After enough of that, your nervous system starts making assumptions for you.

Change stops feeling like opportunity.
It starts feeling like a warning shot.

So I learned to expect the worst. I learned to run futures in my head. To scan for disaster before it arrived. And over time, that kind of thinking becomes automatic. It feels like intelligence. Like preparedness. Like survival.

In some ways, it is.

Disaster thinking is a sickness—but it’s also a superpower. That’s the conflict I live inside a lot of the time, especially being bipolar. Sometimes I think that what bipolar really means for me is that I see all the possible futures at once. The problem is that my brain tends to grab the darkest ones and put them front and center.

Negativity gets louder. Urgency feels righteous. Fear starts posing as foresight.

So I’ve learned that I can’t just “be positive.” Because most positivity is fake. It’s denial with better branding. It’s people telling themselves stories so they don’t have to sit with uncertainty or risk.

False positivity is just as dangerous as catastrophic thinking—it just fails in the opposite direction.

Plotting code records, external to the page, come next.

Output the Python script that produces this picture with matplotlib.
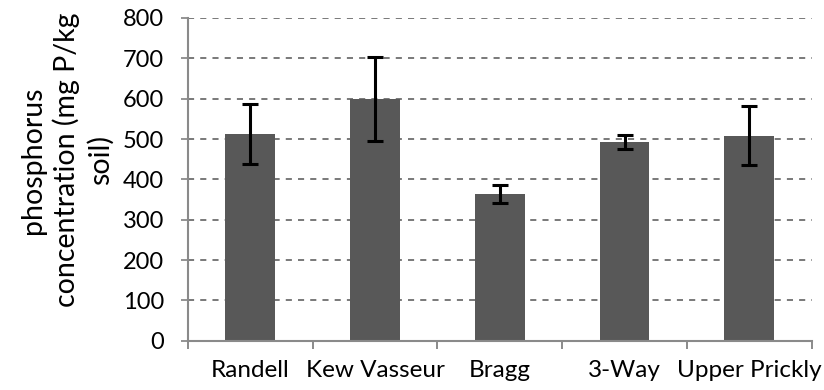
import numpy as np
import matplotlib.pyplot as plt

sites = ['Randell', 'Kew Vasseur', 'Bragg', '3-Way', 'Upper Prickly']
phosphorus = [512, 599, 364, 493, 508]
errors = [74, 104, 22, 17, 73]

plt.rcParams['font.family'] = ['Lato', 'DejaVu Sans']

fig = plt.figure(figsize=(8.24, 3.90), dpi=100)
ax = fig.add_axes([0.228, 0.126, 0.757, 0.828])

x = np.arange(len(sites))
ax.bar(x, phosphorus, width=0.4, color='#585858', zorder=2)
ax.errorbar(x, phosphorus, yerr=errors, fmt='none', ecolor='black',
            elinewidth=2.2, capsize=6, capthick=2.2, zorder=3)

ax.set_xlim(-0.5, len(sites) - 0.5)
ax.set_ylim(0, 800)
ax.set_yticks(np.arange(0, 801, 100))
ax.yaxis.grid(True, linestyle=(0, (4, 4)), color='#555555', linewidth=1.1, zorder=0)

ax.set_xticks(x)
ax.set_xticklabels(sites)
ax.set_xticks(np.arange(-0.5, len(sites)), minor=True)
ax.tick_params(axis='x', which='major', length=0, pad=14, labelsize=17.5)
ax.tick_params(axis='x', which='minor', length=6, width=1.2, color='#777777')
ax.tick_params(axis='y', length=5, width=1.1, color='#777777', pad=12, labelsize=17)

for side in ['top', 'right']:
    ax.spines[side].set_visible(False)
for side in ['left', 'bottom']:
    ax.spines[side].set_color('#8a8a8a')
    ax.spines[side].set_linewidth(1.5)

fig.text(0.081, 0.59, 'phosphorus\nconcentration (mg P/kg\nsoil)', rotation=90,
         ha='center', va='center', multialignment='center', fontsize=20.5,
         linespacing=1.3)

fig.savefig('out.png', dpi=100)
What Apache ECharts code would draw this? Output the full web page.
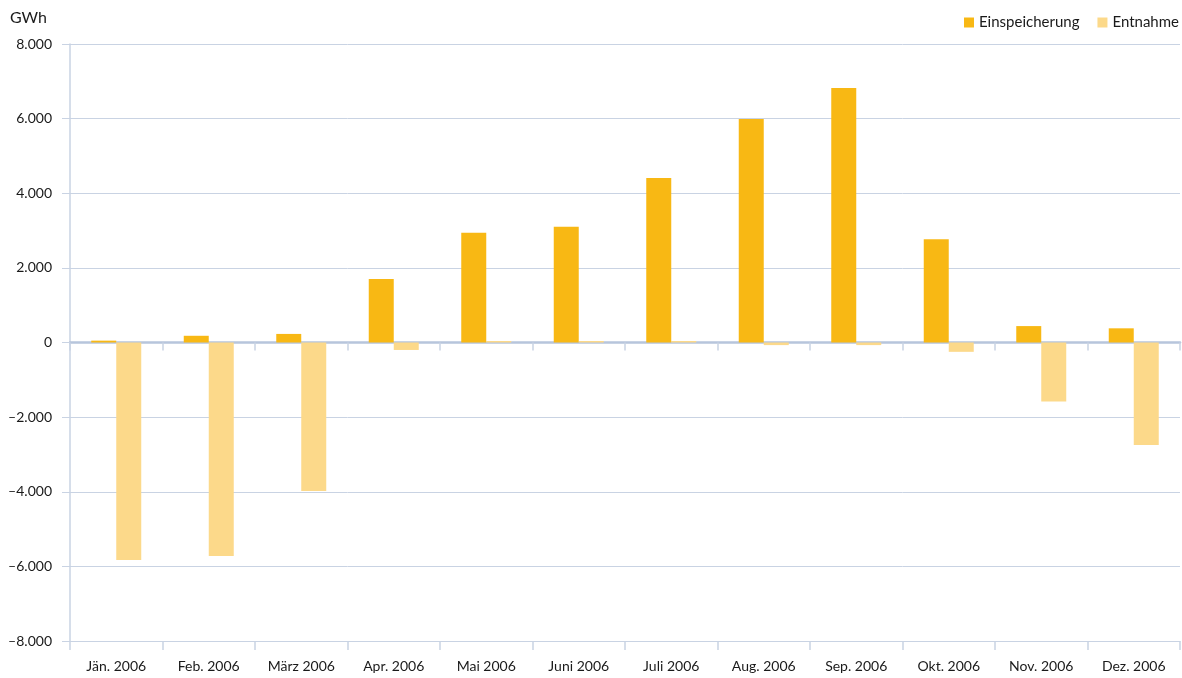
<!DOCTYPE html>
<html>
<head>
<meta charset="utf-8">
<script src="https://cdn.jsdelivr.net/npm/echarts@6/dist/echarts.min.js"></script>
<style>
  html, body { margin: 0; padding: 0; background: #fff; }
  #chart { width: 1182px; height: 678px; }
</style>
</head>
<body>
<div id="chart"></div>
<script>
// Monthly gas storage injection / withdrawal, 2006 (GWh)
const months = ['Jän. 2006', 'Feb. 2006', 'März 2006', 'Apr. 2006', 'Mai 2006', 'Juni 2006',
                'Juli 2006', 'Aug. 2006', 'Sep. 2006', 'Okt. 2006', 'Nov. 2006', 'Dez. 2006'];
const einspeicherung = [50, 180, 230, 1700, 2940, 3100, 4410, 5990, 6820, 2770, 440, 380];
const entnahme = [-5830, -5720, -3980, -200, 40, 40, 40, -70, -70, -250, -1580, -2750];
const yTicks = { min: -8000, max: 8000, step: 2000 };

const FONT = 'Lato, "Open Sans", sans-serif';
const TEXT = '#1a1a1a';
const GRID = '#c9d3e3';

function fmt(v) {
  const s = Math.abs(v).toString().replace(/\B(?=(\d{3})+(?!\d))/g, '.');
  return v < 0 ? '\u2013' + s : s;
}

const chart = echarts.init(document.getElementById('chart'));
chart.setOption({
  animation: false,
  textStyle: { fontFamily: FONT },
  grid: { left: 70, right: 2, top: 44, bottom: 37, containLabel: false },
  legend: {
    right: -2, top: 10,
    itemWidth: 10, itemHeight: 10, itemGap: 18,
    icon: 'rect',
    textStyle: { fontFamily: FONT, fontSize: 15, color: TEXT, padding: [0, 0, 0, 0] },
    data: ['Einspeicherung', 'Entnahme']
  },
  graphic: [{
    type: 'text', left: 10, top: 10,
    style: { text: 'GWh', fontFamily: FONT, fontSize: 16, fill: TEXT }
  }],
  xAxis: [{
    type: 'category', data: months,
    axisLine: { onZero: true, lineStyle: { color: '#b7c5dc', width: 2.5 } },
    axisTick: { show: true, length: 8, lineStyle: { color: GRID, width: 1.5 } },
    axisLabel: { show: false },
    splitLine: { show: false }
  }, {
    type: 'category', data: months, position: 'bottom',
    axisLine: { onZero: false, show: true, lineStyle: { color: GRID, width: 1 } },
    axisTick: { show: true, length: 9, lineStyle: { color: GRID, width: 1.5 } },
    axisLabel: { show: true, color: TEXT, fontSize: 14, fontFamily: FONT, margin: 18 }
  }],
  yAxis: {
    type: 'value', min: yTicks.min, max: yTicks.max, interval: yTicks.step,
    axisLine: { show: true, lineStyle: { color: GRID, width: 1.5 } },
    axisTick: { show: true, length: 8, lineStyle: { color: GRID } },
    axisLabel: { color: TEXT, fontSize: 14, fontFamily: FONT, margin: 18, formatter: fmt },
    splitLine: { show: true, lineStyle: { color: GRID, width: 1 } }
  },
  series: [{
    name: 'Einspeicherung', type: 'bar', data: einspeicherung,
    barWidth: 25, barGap: '0%',
    itemStyle: { color: '#f8b814' }
  }, {
    name: 'Entnahme', type: 'bar', data: entnahme,
    barWidth: 25, barGap: '0%',
    itemStyle: { color: '#fcd98a' }
  }]
});
</script>
</body>
</html>
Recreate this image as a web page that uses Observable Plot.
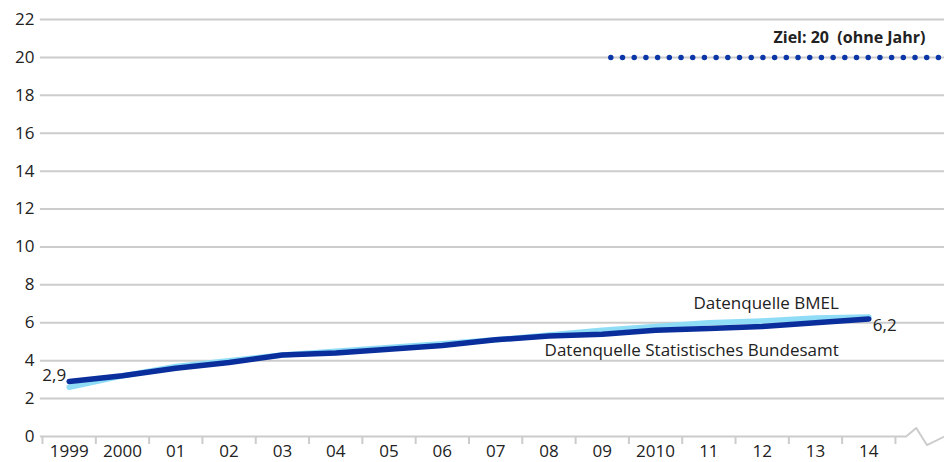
<!DOCTYPE html>
<html>
<head>
<meta charset="utf-8">
<script src="https://cdn.jsdelivr.net/npm/d3@7"></script>
<script src="https://cdn.jsdelivr.net/npm/@observablehq/plot@0.6"></script>
<style>
  html, body { margin: 0; padding: 0; background: #fff; }
  #chart { width: 944px; height: 462px; }
  svg { font-family: "Open Sans", "Noto Sans", sans-serif; }
</style>
</head>
<body>
<div id="chart"></div>
<script>
const years = ["1999","2000","01","02","03","04","05","06","07","08","09","2010","11","12","13","14"];
const destatis = [2.9,3.2,3.6,3.9,4.3,4.4,4.6,4.8,5.1,5.3,5.4,5.6,5.7,5.8,6.0,6.2];
const bmel = [2.6,3.2,3.7,4.0,4.3,4.5,4.7,4.9,5.1,5.35,5.6,5.8,6.0,6.1,6.25,6.3];
const yTicks = [0,2,4,6,8,10,12,14,16,18,20,22];
const target = 20;
const targetLabel = "Ziel: 20  (ohne Jahr)";
const targetStartIndex = 10.17;
const labelBMEL = "Datenquelle BMEL";
const labelDestatis = "Datenquelle Statistisches Bundesamt";
// decorative axis break (x in category units, y in value units)
const breakPath = [{x: 15.7, y: 0}, {x: 15.89, y: 0.45}, {x: 16.09, y: -0.45}, {x: 16.42, y: 0.0}];

const idx = years.map((_, i) => i);
const dDest = years.map((y, i) => ({i, v: destatis[i]}));
const dBmel = years.map((y, i) => ({i, v: bmel[i]}));
const last = years.length - 1;
const boundaries = d3.range(-0.5, years.length + 0.5, 1);
const grid = yTicks.filter(d => d > 0);

const plot = Plot.plot({
  width: 944,
  height: 462,
  marginLeft: 42,
  marginRight: 0,
  marginTop: 19,
  marginBottom: 26,
  style: {fontSize: "17px", color: "#222", fontFamily: "'Open Sans', 'Noto Sans', sans-serif"},
  x: {type: "linear", domain: [-0.5, 16.42], axis: null},
  y: {domain: [0, 22], axis: null},
  marks: [
    Plot.ruleY(grid, {stroke: "#cccccc", strokeWidth: 2, x1: -0.54, x2: 16.42}),
    Plot.ruleY([0], {stroke: "#cccccc", strokeWidth: 2, x1: -0.54, x2: 15.7}),
    Plot.axisY(yTicks, {tickSize: 0, tickPadding: 8, fontSize: 17, fill: "#222", label: null}),
    Plot.axisX(boundaries, {tickSize: 8, tickFormat: () => "", stroke: "#cccccc", strokeWidth: 2, label: null}),
    Plot.axisX(idx, {tickSize: 0, tickPadding: 8, tickFormat: i => years[i], fontSize: 17, fill: "#222", label: null}),
    Plot.line(breakPath, {x: "x", y: "y", stroke: "#cccccc", strokeWidth: 2}),
    Plot.ruleY([target], {x1: targetStartIndex, x2: 16.42, stroke: "#0a36a8", strokeWidth: 5.5, strokeDasharray: "0 11.7", strokeLinecap: "round"}),
    Plot.text([targetLabel], {x: 15.5, y: target, textAnchor: "end", dx: 30, dy: -20, fontWeight: "bold", fontSize: 16, fill: "#222"}),
    Plot.line(dBmel, {x: "i", y: "v", stroke: "#8fdcf6", strokeWidth: 5.5}),
    Plot.line(dDest, {x: "i", y: "v", stroke: "#0a2f9c", strokeWidth: 5.5}),
    Plot.text([destatis[0]], {x: 0, y: d => d, text: d => d.toLocaleString("de-DE"), textAnchor: "end", dx: -3, dy: -6, fontSize: 17, fill: "#222"}),
    Plot.text([destatis[last]], {x: last, y: d => d, text: d => d.toLocaleString("de-DE"), textAnchor: "start", dx: 4, dy: 7, fontSize: 17, fill: "#222"}),
    Plot.text([labelBMEL], {x: last, y: bmel[last], textAnchor: "end", dx: -30, dy: -14, fontSize: 17, fill: "#222"}),
    Plot.text([labelDestatis], {x: last, y: destatis[last], textAnchor: "end", dx: -30, dy: 32, fontSize: 17, fill: "#222"})
  ]
});
document.getElementById("chart").appendChild(plot);
</script>
</body>
</html>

What actually works is balance.

Balance means I don’t try to blind myself to what could go wrong. I see it. I acknowledge it. I respect the part of my brain that learned those lessons the hard way.

But balance also means I don’t treat those visions as prophecy.

They’re information. Not destiny.

Change doesn’t automatically mean death anymore. It means movement. Sometimes loss. Sometimes discomfort. Sometimes growth. Sometimes nothing dramatic at all.

And learning that difference has been one of the hardest and most important shifts of my life.

Every choice matters.
Every day matters.
Every moment matters.

But especially the choices.

The choices are how you define a life—not the intentions, not the plans, not the explanations you give after the fact. And the uncomfortable truth is that we don’t have as many choices as we like to think we do.

Which makes the ones we do have incredibly important.

So this is what I’m practicing now: not optimism, not pessimism, but presence. Paying attention. Letting foresight inform me without ruling me. Letting fear speak without letting it drive.

Balance in everything.

That’s not false positivity.
That’s survival refined into wisdom.